08 Februari 2009

Mengenang Romo Zakarias Juhadun

Oleh Frans Anggal

Harian Umum Flores Pos edisi Sabtu 8 Juli 2006 menurunkan berita tentang meninggalnya Romo Zakarias Juhadun, Pr, seorang imam projo Keuskupan Ruteng. Hingga mengembuskan napas terakhir di RS Cancar pada Selasa (4/7), Romo Zaka adalah orang yang sangat berarti bagi Keuskupan Ruteng.

Ia Pastor Paroki Kuwu, merangkap Deken Kuwu, dan merupakan tangan kanan Yayasan Persekolahan Umat Katolik Manggarai (Yasukma) dalam mengelola lembaga pendidikan SMPK dan SMAK St.
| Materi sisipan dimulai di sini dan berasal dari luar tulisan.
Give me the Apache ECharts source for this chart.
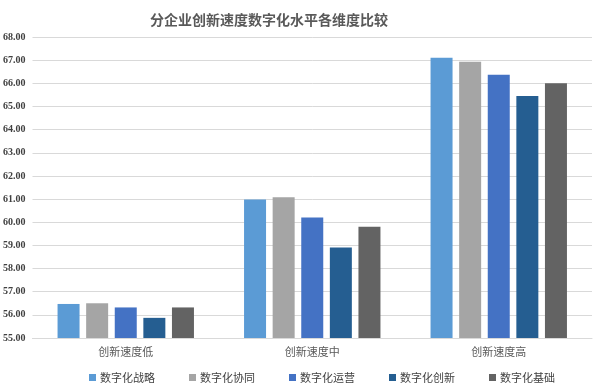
<!DOCTYPE html>
<html><head><meta charset="utf-8">
<script src="https://cdn.jsdelivr.net/npm/echarts@6/dist/echarts.min.js"></script>
<style>html,body{margin:0;padding:0;background:#fff}#c{width:599px;height:389px}</style>
</head><body><div id="c"></div>
<script>
const categories = ['创新速度低', '创新速度中', '创新速度高'];
const seriesNames = ['数字化战略', '数字化协同', '数字化运营', '数字化创新', '数字化基础'];
const strategy = [56.47, 60.98, 67.10];
const collaboration = [56.50, 61.08, 66.93];
const operation = [56.32, 60.20, 66.37];
const innovation = [55.87, 58.91, 65.45];
const foundation = [56.32, 59.80, 66.00];
const seriesValues = [strategy, collaboration, operation, innovation, foundation];
const colors = ['#5B9BD5', '#A5A5A5', '#4472C4', '#255E91', '#636363'];

const chart = echarts.init(document.getElementById('c'));
chart.setOption({
  animation: false,
  title: {
    text: '分企业创新速度数字化水平各维度比较',
    left: 145, top: 8,
    textStyle: { fontSize: 14, fontWeight: 'bold', color: '#595959', fontFamily: 'Noto Sans CJK SC' }
  },
  legend: {
    top: 367, left: 84,
    itemWidth: 7, itemHeight: 7, itemGap: 34,
    icon: 'rect',
    textStyle: { fontSize: 11, color: '#404040', fontFamily: 'Noto Sans CJK SC', padding: [0, 0, 0, -1] },
    data: seriesNames
  },
  grid: { left: 30, right: 7, top: 37, bottom: 51, containLabel: false },
  xAxis: {
    type: 'category', data: categories,
    axisLine: { lineStyle: { color: '#D9D9D9' } },
    axisTick: { show: false },
    axisLabel: { fontSize: 11, color: '#595959', margin: 8, fontFamily: 'Noto Sans CJK SC' }
  },
  yAxis: {
    type: 'value', min: 55, max: 68, interval: 1,
    axisLine: { show: false }, axisTick: { show: false },
    splitLine: { lineStyle: { color: '#D9D9D9' } },
    axisLabel: {
      formatter: v => v.toFixed(2), fontSize: 10, fontWeight: 'bold',
      color: '#404040', fontFamily: 'Liberation Serif', margin: 7
    }
  },
  series: seriesNames.map((n, i) => ({
    name: n, type: 'bar', data: seriesValues[i],
    barWidth: 22, barGap: '30%',
    itemStyle: { color: colors[i] }
  }))
});
</script></body></html>
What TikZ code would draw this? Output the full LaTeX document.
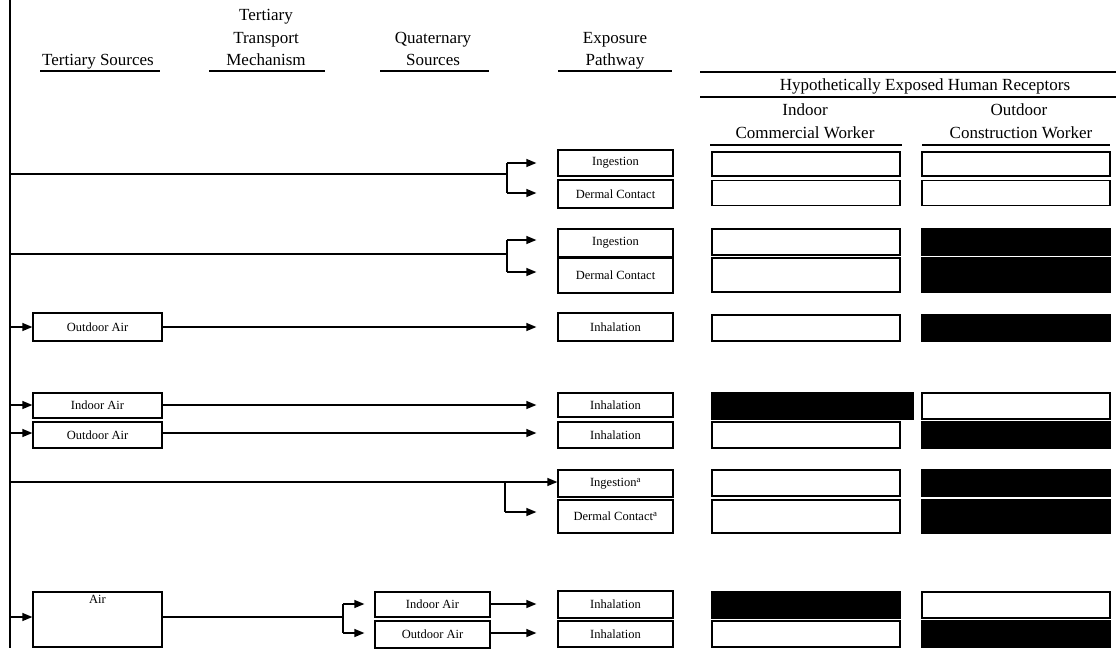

Klaus Kuwu, salah satu sekolah favorit dan bermutu di Manggarai saat ini. Kanker usus yang dideritanya beberapa tahun belakangan mengharuskan ia melepaskan semua tugas dan tanggung jawab penting itu untuk kembali menghadap Sang Khalik.
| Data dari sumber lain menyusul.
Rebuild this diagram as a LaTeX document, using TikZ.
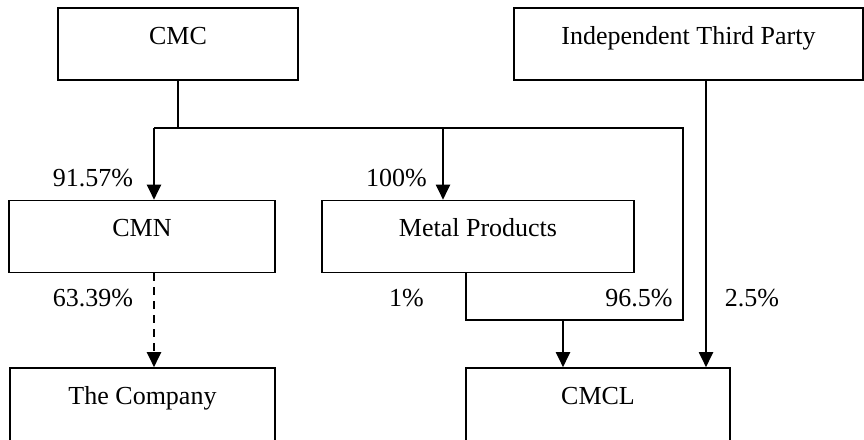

Romo Zaka dikenal sebagai sosok yang teguh dalam prinsip. Ia pribadi tegas, dan tak jarang meledak marah kalau ada hal yang menurutnya tidak semestinya terjadi. Umat yang terlambat menghadiri misa, wanita yang berpakaian tidak sopan ke gereja, orangtua yang membiarkan anaknya menjadikan rumah Tuhan tempat sampah bungkusan manisan, perayaan liturgi yang tidak disiapkan matang, kor yang bernyanyi asal-asalan, kegemaran para suami berjudi, dan aneka perbuatan tercela lainnya selalu bisa membuat dia mengeluarkan kata-kata keras, yang oleh sebagian orang yang berperasaan halus dianggap kasar. Umat Paroki Kumba-Ruteng yang dipimpinnya belasan tahun, misalnya, sudah tahu bahwa di hadapan Romo Zaka semua urusan harus tepat: tepat alasannya, tepat sikap, tindakan, dan caranya, tepat tempatnya, dan tepat waktunya.
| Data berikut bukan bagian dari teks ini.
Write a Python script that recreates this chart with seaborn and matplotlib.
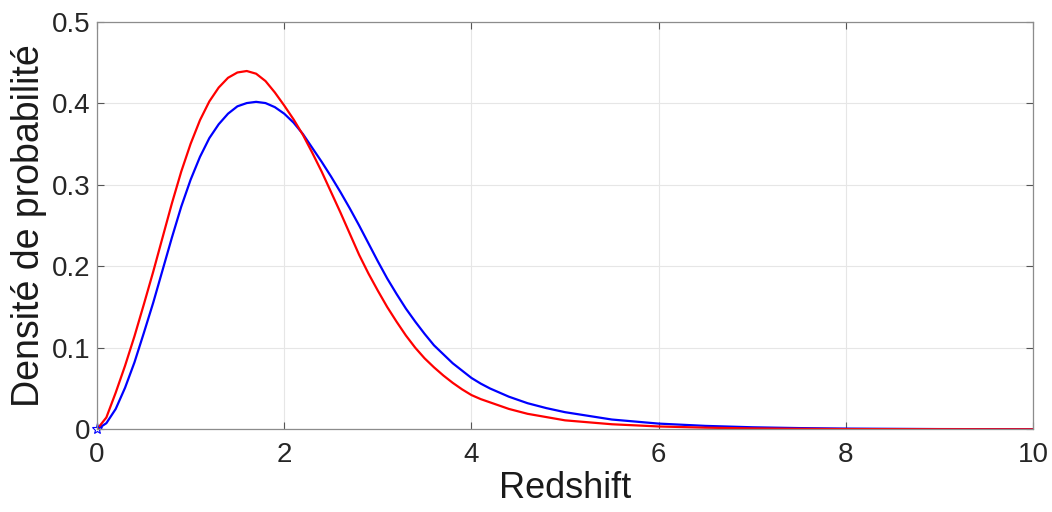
import numpy as np
import pandas as pd
import matplotlib
matplotlib.use("Agg")
import matplotlib.pyplot as plt
import seaborn as sns

# redshift grid and the two probability densities
redshift = [0.0, 0.1, 0.2, 0.3, 0.4, 0.5, 0.6, 0.7, 0.8, 0.9,
            1.0, 1.1, 1.2, 1.3, 1.4, 1.5, 1.6, 1.7, 1.8, 1.9,
            2.0, 2.1, 2.2, 2.3, 2.4, 2.5, 2.6, 2.7, 2.8, 2.9,
            3.0, 3.1, 3.2, 3.3, 3.4, 3.5, 3.6, 3.7, 3.8, 3.9,
            4.0, 4.1, 4.2, 4.3, 4.4, 4.5, 4.6, 4.8, 5.0, 5.5,
            6.0, 6.5, 7.0, 7.5, 8.0, 9.0, 10.0]
density_red = [0.0, 0.0145, 0.045, 0.078, 0.114, 0.153, 0.193, 0.235, 0.277, 0.316,
               0.350, 0.379, 0.402, 0.419, 0.431, 0.4375, 0.4393, 0.436, 0.427, 0.413,
               0.397, 0.380, 0.361, 0.339, 0.316, 0.291, 0.266, 0.240, 0.214, 0.191,
               0.170, 0.150, 0.132, 0.115, 0.100, 0.087, 0.076, 0.066, 0.057, 0.049,
               0.042, 0.037, 0.033, 0.029, 0.025, 0.022, 0.019, 0.015, 0.011, 0.0062,
               0.0035, 0.002, 0.0011, 0.0006, 0.0003, 0.0001, 0.0]
density_blue = [0.0, 0.0075, 0.025, 0.051, 0.082, 0.118, 0.155, 0.195, 0.235, 0.273,
                0.306, 0.334, 0.357, 0.374, 0.387, 0.396, 0.400, 0.4015, 0.400, 0.395,
                0.387, 0.376, 0.362, 0.345, 0.328, 0.310, 0.291, 0.271, 0.250, 0.228,
                0.206, 0.185, 0.166, 0.148, 0.132, 0.117, 0.103, 0.092, 0.081, 0.072,
                0.063, 0.056, 0.050, 0.045, 0.040, 0.036, 0.032, 0.026, 0.021, 0.012,
                0.007, 0.0042, 0.0025, 0.0015, 0.0009, 0.0003, 0.0001]

x_ticks = [0, 2, 4, 6, 8, 10]
y_ticks = [0, 0.1, 0.2, 0.3, 0.4, 0.5]
y_tick_labels = ["0", "0.1", "0.2", "0.3", "0.4", "0.5"]

df = pd.DataFrame({"z": redshift, "red": density_red, "blue": density_blue})

sns.set_theme(style="whitegrid")
plt.rcParams["font.family"] = ["Liberation Sans", "DejaVu Sans"]

fig = plt.figure(figsize=(10.52, 5.12), dpi=100)
ax = fig.add_axes([0.0922, 0.1615, 0.8898, 0.7965])

sns.lineplot(data=df, x="z", y="blue", color="#0000ff", linewidth=1.6, ax=ax)
sns.lineplot(data=df, x="z", y="red", color="#ff0000", linewidth=1.6, ax=ax)
ax.plot([redshift[0]], [density_blue[0]], marker="*", color="#0000ff",
        markersize=8, markerfacecolor="none", markeredgewidth=0.8, clip_on=False)

ax.set_xlim(0, 10)
ax.set_ylim(0, 0.5)
ax.set_xticks(x_ticks)
ax.set_yticks(y_ticks)
ax.set_yticklabels(y_tick_labels)
ax.set_xlabel("Redshift", fontsize=26, color="#1a1a1a", labelpad=2)
ax.set_ylabel("Densité de probabilité", fontsize=27, color="#1a1a1a", labelpad=3)

ax.set_facecolor("white")
ax.grid(True, color="#e6e6e6", linewidth=0.8)
for side in ["left", "right", "top", "bottom"]:
    ax.spines[side].set_visible(True)
    ax.spines[side].set_color("#8c8c8c")
    ax.spines[side].set_linewidth(0.9)
ax.tick_params(axis="both", which="both", direction="in", length=5, width=0.8,
               color="#555555", labelsize=20, labelcolor="#262626",
               top=True, right=True, left=True, bottom=True, pad=5)
ax.tick_params(axis="x", pad=9)

fig.savefig("out.png", dpi=100, facecolor="white")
Semua mozaik kepribadian itu terlihat cocok untuk mendukung terobosan yang ia lakukan, baik di Paroki Kumba maupun di Paroki Kuwu yang diabdinya hingga akhir hayat. Terobosan yang patut dicatat adalah upaya sungguh-sungguh dan terus-menerus menyadarkan umat tentang pentingnya keberdikarian hidup menggereja dalam paroki. Poin ini menjadi titik perhatiannya pada tahun-tahun awal memimpin. Lewat khotbah dan katekese umat serta pada berbagai kesempatan, ia selalu mengatakan bahwa dalam hal finansial sekalipun, Gereja tetaplah gerejanya umat, yang hidup dari umat, hidup oleh umat, dan hidup untuk umat. Awalnya ia ditantang. Sebab, sudah sekian lama umat dimanjakan dan merasa Gereja sebagai Gerejanya pastor, Gerejanya uskup, Gerejanya Vatikan, yang saban tahun mendapat bantuan dari luar negeri. Umat belum cukup tahu bahwa kran bantuan luar negeri perlahan-lahan dikatup, yang mengharuskan mereka hidup dari keringat sendiri. Inilah yang ditanamkan Romo Zaka. Lama, tapi akhirnya ia berhasil. Iuran Gereja Mandiri meningkat, derma umat melonjak. Umat bisa menghidupi paroki, menggaji pastor dan karyawannya, serta membelanjakan segala kebutuhan paroki dari hasil keringat umat sendiri.

Terobosan pemberdikarian finansial paroki ini didukung dengan manajemen profesional dan terbuka oleh dewan paroki yang terdiri dari para awam terlatih. Pastor tidak perlu pegang dan urus uang. Itu urusan awam. Uang derma misalnya dihitung di tempat terbuka dan diamankan para petugas. Dengan demikian, skandal keuangan yang dapat menggoda seorang pastor paroki tidak perlu terjadi.

Karena itulah, kalau ada yang patut dicatat sebagai sumbangan terbesar Romo Zaka bagi umat dan Keuskupan Ruteng maka sumbangan itu adalah pemberdikarian umat, khususnya pemberdikarian finansial dalam hidup menggereja dan berparoki. Justru poin inilah yang menjadi titik star Keuskupan Ruteng di awal masa kegembalaan Uskup Eduardus Sangsun, SVD.
Romo Zaka mengembuskan napas terakhir hanya beberapa jam setelah merayakan ekaristi bersama dengan uskupnya. Sebuah perjamuan terakhir dan terindah, setelah semua tugas yang dipercayakan sang uskup sudah ia tunaikan dengan penuh pengorbanan.
Selamat jalan Romo. Beristirahatlah dalam damai.